Bruges, which means "landing stage" in the old Norse language, was in its heyday one of the most important trading centres in Northwest Europe. It has since become one of Belgiums premier tourist attractions, drawing millions every year. What was supposed to be a one hour long journey took two cos I missed my stop and although I thought of pressing the emergency button and causing the train to come to a screeching halt, I realised I'd probably be thrown into jail cos the look on my face wasn't innocent enough, plus I'd probably have failed the lie detector test if I had tried to explain that I had spotted Claudia Schiffer and badly wanted her autograph.

Anyhow, upon arrival, I found my way through the old cobble streets and around the the meandering canals towards the Belfry at Mark't Square.
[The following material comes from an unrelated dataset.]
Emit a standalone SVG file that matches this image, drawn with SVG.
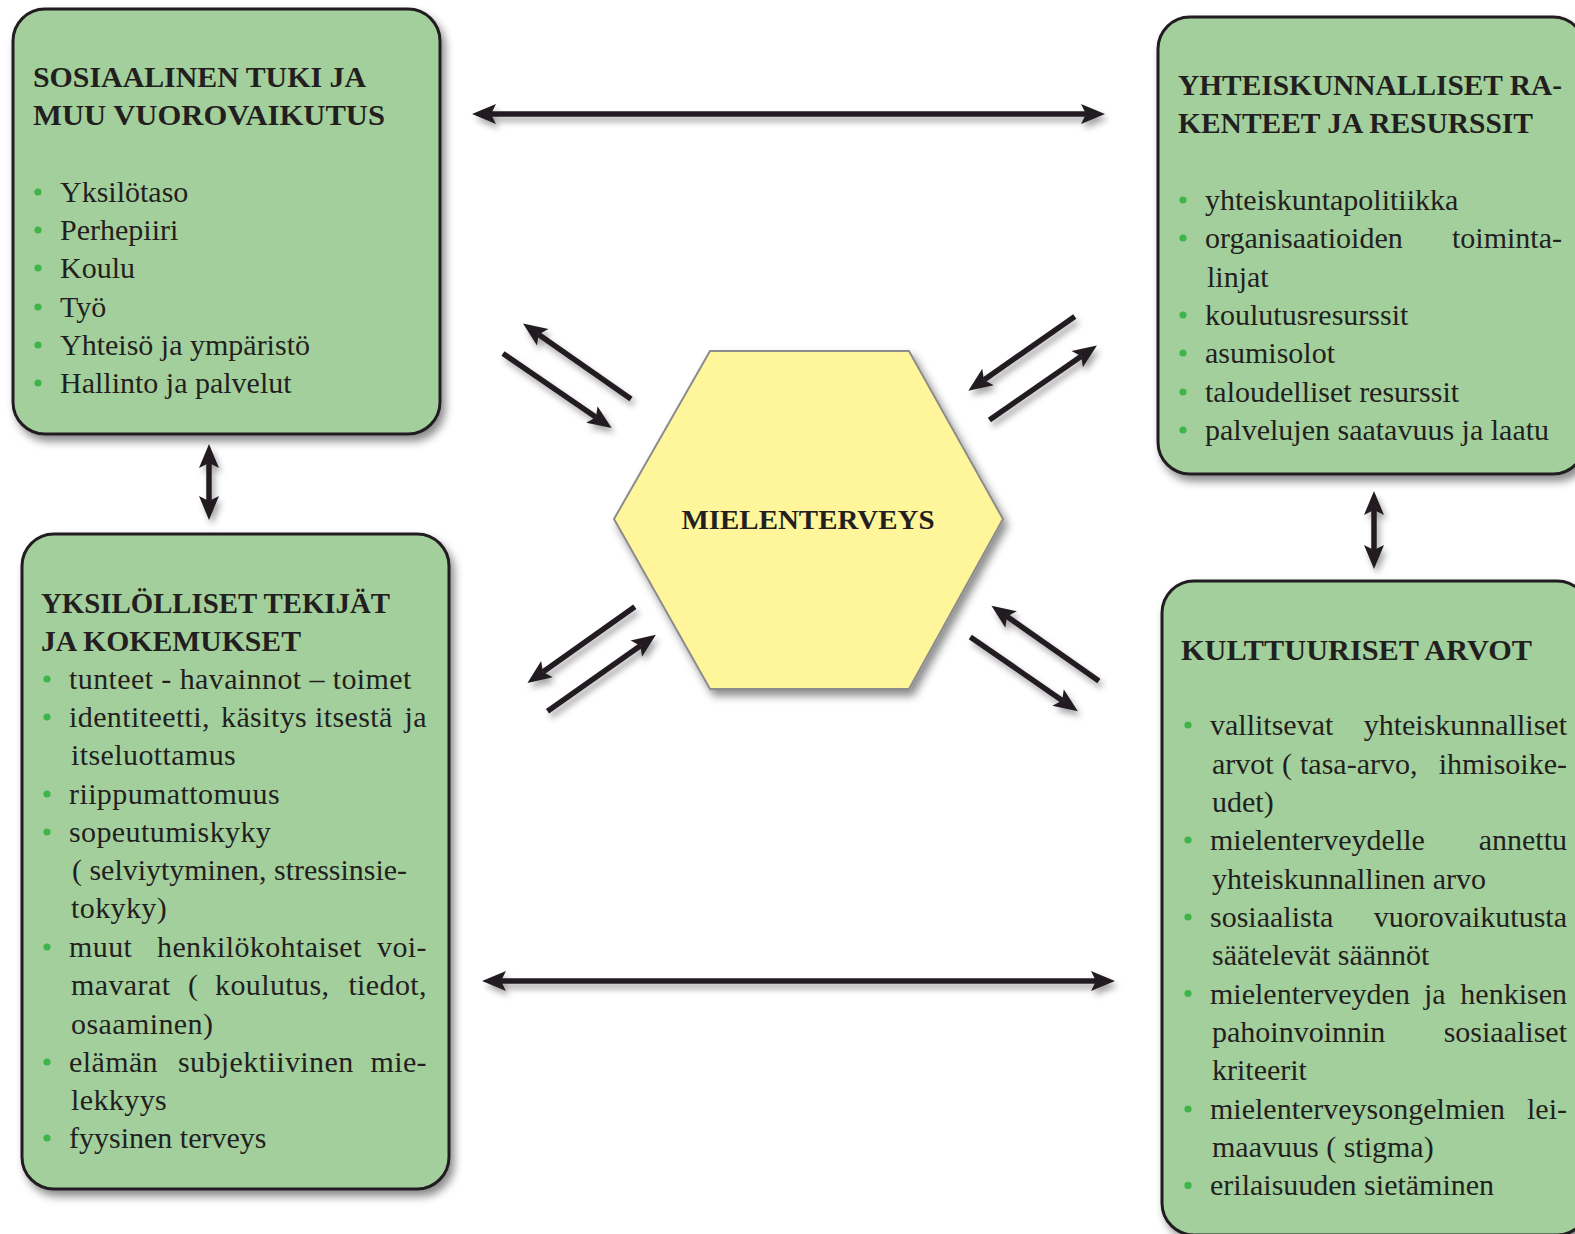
<svg xmlns="http://www.w3.org/2000/svg" width="1575" height="1234" viewBox="0 0 1575 1234">
<style>
.box{fill:#a3cf9c;stroke:#231f20;stroke-width:3}
.hex{fill:#fff59b;stroke:#8c8c8c;stroke-width:2}
.t{font-family:"Liberation Serif","Times New Roman",serif;font-size:29.5px;font-weight:bold;fill:#231f20}
.b{font-family:"Liberation Serif","Times New Roman",serif;font-size:30px;fill:#231f20}
.ls{letter-spacing:0.4px}
.e{text-anchor:end}
.dot{fill:#3db54a}
.arr{stroke:#231f20;stroke-width:5.5;fill:none;marker-end:url(#ah)}
.arr2{stroke:#231f20;stroke-width:5.5;fill:none;marker-start:url(#ah);marker-end:url(#ah)}
</style>
<defs>
<filter id="sh" x="-10%" y="-10%" width="130%" height="130%">
<feDropShadow dx="4" dy="6" stdDeviation="4" flood-color="#000" flood-opacity="0.45"/>
</filter>
<filter id="ash" x="-30%" y="-30%" width="160%" height="160%">
<feDropShadow dx="3" dy="5" stdDeviation="3" flood-color="#000" flood-opacity="0.35"/>
</filter>
<marker id="ah" markerUnits="userSpaceOnUse" markerWidth="24" markerHeight="20" refX="5" refY="10" orient="auto-start-reverse" overflow="visible">
<path d="M0,0 L24,10 L0,20 L5,10 Z" fill="#231f20"/>
</marker>
</defs>
<rect width="1575" height="1234" fill="#ffffff"/>

<g id="connectors" filter="url(#ash)">
<line class="arr2" x1="491" y1="114" x2="1086" y2="114"/>
<line class="arr2" x1="501" y1="981" x2="1096" y2="981"/>
<line class="arr2" x1="209" y1="463" x2="209" y2="501"/>
<line class="arr2" x1="1374" y1="510" x2="1374" y2="550"/>
<line class="arr" x1="631" y1="399" x2="538.6" y2="334.4"/>
<line class="arr" x1="503" y1="353.6" x2="596" y2="417.3"/>
<line class="arr" x1="1074.8" y1="316.4" x2="983.9" y2="379.9"/>
<line class="arr" x1="989.4" y1="419.9" x2="1081.3" y2="356.3"/>
<line class="arr" x1="634.8" y1="606.7" x2="542.9" y2="672.1"/>
<line class="arr" x1="547.5" y1="711.2" x2="640.4" y2="645.7"/>
<line class="arr" x1="1098.9" y1="681" x2="1007" y2="616.6"/>
<line class="arr" x1="970.3" y1="636.9" x2="1062.2" y2="700.4"/>
</g>

<g id="mielenterveys">
<polygon class="hex" filter="url(#sh)" points="710,351 909,351 1003,519 909,689 710,689 614,519"/>
<text class="t" x="808" y="529" text-anchor="middle" style="font-size:28px" textLength="253" lengthAdjust="spacingAndGlyphs">MIELENTERVEYS</text>
</g>

<g id="sosiaalinen-tuki">
<rect class="box" filter="url(#sh)" x="13" y="9" width="427" height="425" rx="32"/>
<text class="t" x="33" y="87" textLength="333" lengthAdjust="spacingAndGlyphs">SOSIAALINEN TUKI JA</text>
<text class="t" x="33" y="125" textLength="352" lengthAdjust="spacingAndGlyphs">MUU VUOROVAIKUTUS</text>
<circle class="dot" cx="38" cy="192" r="3.6"/><text class="b" x="60" y="202">Yksilötaso</text>
<circle class="dot" cx="38" cy="230" r="3.6"/><text class="b" x="60" y="240">Perhepiiri</text>
<circle class="dot" cx="38" cy="268" r="3.6"/><text class="b" x="60" y="278">Koulu</text>
<circle class="dot" cx="38" cy="307" r="3.6"/><text class="b" x="60" y="317">Työ</text>
<circle class="dot" cx="38" cy="345" r="3.6"/><text class="b" x="60" y="355">Yhteisö ja ympäristö</text>
<circle class="dot" cx="38" cy="383" r="3.6"/><text class="b" x="60" y="393">Hallinto ja palvelut</text>
</g>

<g id="yhteiskunnalliset-rakenteet">
<rect class="box" filter="url(#sh)" x="1158" y="17" width="427" height="457" rx="32"/>
<text class="t" x="1178" y="95" textLength="384" lengthAdjust="spacingAndGlyphs">YHTEISKUNNALLISET RA-</text>
<text class="t" x="1178" y="133" textLength="355" lengthAdjust="spacingAndGlyphs">KENTEET JA RESURSSIT</text>
<circle class="dot" cx="1183" cy="200" r="3.6"/><text class="b" x="1205" y="210">yhteiskuntapolitiikka</text>
<circle class="dot" cx="1183" cy="238" r="3.6"/><text class="b" x="1205" y="248">organisaatioiden</text><text class="b e" x="1562" y="248">toiminta-</text>
<text class="b" x="1207" y="287">linjat</text>
<circle class="dot" cx="1183" cy="315" r="3.6"/><text class="b" x="1205" y="325">koulutusresurssit</text>
<circle class="dot" cx="1183" cy="353" r="3.6"/><text class="b" x="1205" y="363">asumisolot</text>
<circle class="dot" cx="1183" cy="392" r="3.6"/><text class="b" x="1205" y="402">taloudelliset resurssit</text>
<circle class="dot" cx="1183" cy="430" r="3.6"/><text class="b" x="1205" y="440">palvelujen saatavuus ja laatu</text>
</g>

<g id="yksilolliset-tekijat">
<rect class="box" filter="url(#sh)" x="22" y="534" width="427" height="655" rx="32"/>
<text class="t" x="41" y="613" textLength="349" lengthAdjust="spacingAndGlyphs">YKSILÖLLISET TEKIJÄT</text>
<text class="t" x="41" y="651" textLength="260" lengthAdjust="spacingAndGlyphs">JA KOKEMUKSET</text>
<circle class="dot" cx="47" cy="679" r="3.6"/><text class="b ls" x="69" y="689">tunteet - havainnot – toimet</text>
<circle class="dot" cx="47" cy="717" r="3.6"/><text class="b ls" x="69" y="727">identiteetti,</text><text class="b ls" x="221" y="727">käsitys</text><text class="b ls" x="315" y="727">itsestä</text><text class="b ls e" x="427" y="727">ja</text>
<text class="b ls" x="71" y="765">itseluottamus</text>
<circle class="dot" cx="47" cy="794" r="3.6"/><text class="b ls" x="69" y="804">riippumattomuus</text>
<circle class="dot" cx="47" cy="832" r="3.6"/><text class="b ls" x="69" y="842">sopeutumiskyky</text>
<text class="b" x="72" y="880" textLength="335" lengthAdjust="spacingAndGlyphs">( selviytyminen, stressinsie-</text>
<text class="b ls" x="71" y="918">tokyky)</text>
<circle class="dot" cx="47" cy="947" r="3.6"/><text class="b ls" x="69" y="957">muut</text><text class="b ls" x="157" y="957">henkilökohtaiset</text><text class="b ls e" x="427" y="957">voi-</text>
<text class="b ls" x="71" y="995">mavarat</text><text class="b ls" x="188" y="995">(</text><text class="b ls" x="215" y="995">koulutus,</text><text class="b ls e" x="427" y="995">tiedot,</text>
<text class="b ls" x="71" y="1034">osaaminen)</text>
<circle class="dot" cx="47" cy="1062" r="3.6"/><text class="b ls" x="69" y="1072">elämän</text><text class="b ls" x="178" y="1072">subjektiivinen</text><text class="b ls e" x="427" y="1072">mie-</text>
<text class="b ls" x="71" y="1110">lekkyys</text>
<circle class="dot" cx="47" cy="1138" r="3.6"/><text class="b" x="69" y="1148">fyysinen terveys</text>
</g>

<g id="kulttuuriset-arvot">
<rect class="box" filter="url(#sh)" x="1162" y="581" width="427" height="654" rx="32"/>
<text class="t" x="1181" y="660" textLength="351" lengthAdjust="spacingAndGlyphs">KULTTUURISET ARVOT</text>
<circle class="dot" cx="1188" cy="725" r="3.6"/><text class="b" x="1210" y="735">vallitsevat</text><text class="b e" x="1567" y="735">yhteiskunnalliset</text>
<text class="b" x="1212" y="773.5">arvot</text><text class="b" x="1282" y="773.5">(</text><text class="b" x="1300" y="773.5">tasa-arvo,</text><text class="b e" x="1567" y="773.5">ihmisoike-</text>
<text class="b" x="1212" y="811.6">udet)</text>
<circle class="dot" cx="1188" cy="840" r="3.6"/><text class="b" x="1210" y="849.8">mielenterveydelle</text><text class="b e" x="1567" y="849.8">annettu</text>
<text class="b" x="1212" y="889">yhteiskunnallinen arvo</text>
<circle class="dot" cx="1188" cy="917" r="3.6"/><text class="b" x="1210" y="927.2">sosiaalista</text><text class="b e" x="1567" y="927.2">vuorovaikutusta</text>
<text class="b" x="1212" y="965.3">säätelevät säännöt</text>
<circle class="dot" cx="1188" cy="993.5" r="3.6"/><text class="b" x="1210" y="1003.5">mielenterveyden</text><text class="b" x="1424" y="1003.5">ja</text><text class="b e" x="1567" y="1003.5">henkisen</text>
<text class="b" x="1212" y="1041.7">pahoinvoinnin</text><text class="b e" x="1567" y="1041.7">sosiaaliset</text>
<text class="b" x="1212" y="1079.8">kriteerit</text>
<circle class="dot" cx="1188" cy="1109" r="3.6"/><text class="b" x="1210" y="1119">mielenterveysongelmien</text><text class="b e" x="1567" y="1119">lei-</text>
<text class="b" x="1212" y="1157.2">maavuus ( stigma)</text>
<circle class="dot" cx="1188" cy="1185.4" r="3.6"/><text class="b" x="1210" y="1195.4">erilaisuuden sietäminen</text>
</g>
</svg>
Towering over the city (which wasn't a major feat considering most of the buildings were two storeys high), the 88 metre tall Belfry is Bruges most outstanding landmark, offering a breathtaking view of the city. Unfortunately, the original architects were non handicap friendly people and hadn't built a lift! Therefore the 366 step climb up a winding stairwell made me wish I had gone easy on lunch and not had all that junk food. My reward upon reaching the top was to have my eardrums blasted by the deafening chimes of a carillion of 47 bells which ring out at regular intervals, altogether weighing a total of 27 tonnes.

Tucked away in a small corner of an area called Burg Square is the Basilica of the Holy Blood. Its a small little chapel dedicated to the relic of the Holy Blood, a small bottle of rock crystal, believed to contain the blood of Jesus Christ, brought to Bruges from Constantinople (that's Istanbul for those who got a f grade in history) sometime around the 12th century. Every year, on Ascension Day, a procession takes place along the city's streets, with a knight carrying the relic.

A two minute walk away from Burg Square takes you to the Huidenvettersplein. There was everything to love about this small quarter of historic homes, except if you were an English student asked to spell it's name. Many of the homes have been turned into restaurants with al fresco dining, and the warm European summer made it a wonderful place to chill out and have Belgian waffles and ice cream.

Adjacent to Huidenvettersplein is Rozenhoedkai Street, usually the starting point for an enchanting canal tour of Bruges and for photographers the site of a great photo of the Belfry. But with all that junk food still swirling around my stomach, I decided against it and continued to explore the city by foot.

The Beginhof is another part of Bruges not to be missed. It is former convent housed in a secluded court of almshouses with a quiet inner garden. The convent was inhabited then by the Beguines, a catholic order of unmarried or widowed women from wealthy families that took it upon themselves to look after the elderly. The serenity of the place was otherworldly, and I felt as if time had stood still whilst I was there.

It didn't, and before long I had to make the trip back to Brussels for the night, but not before exhausting the memory in my camera!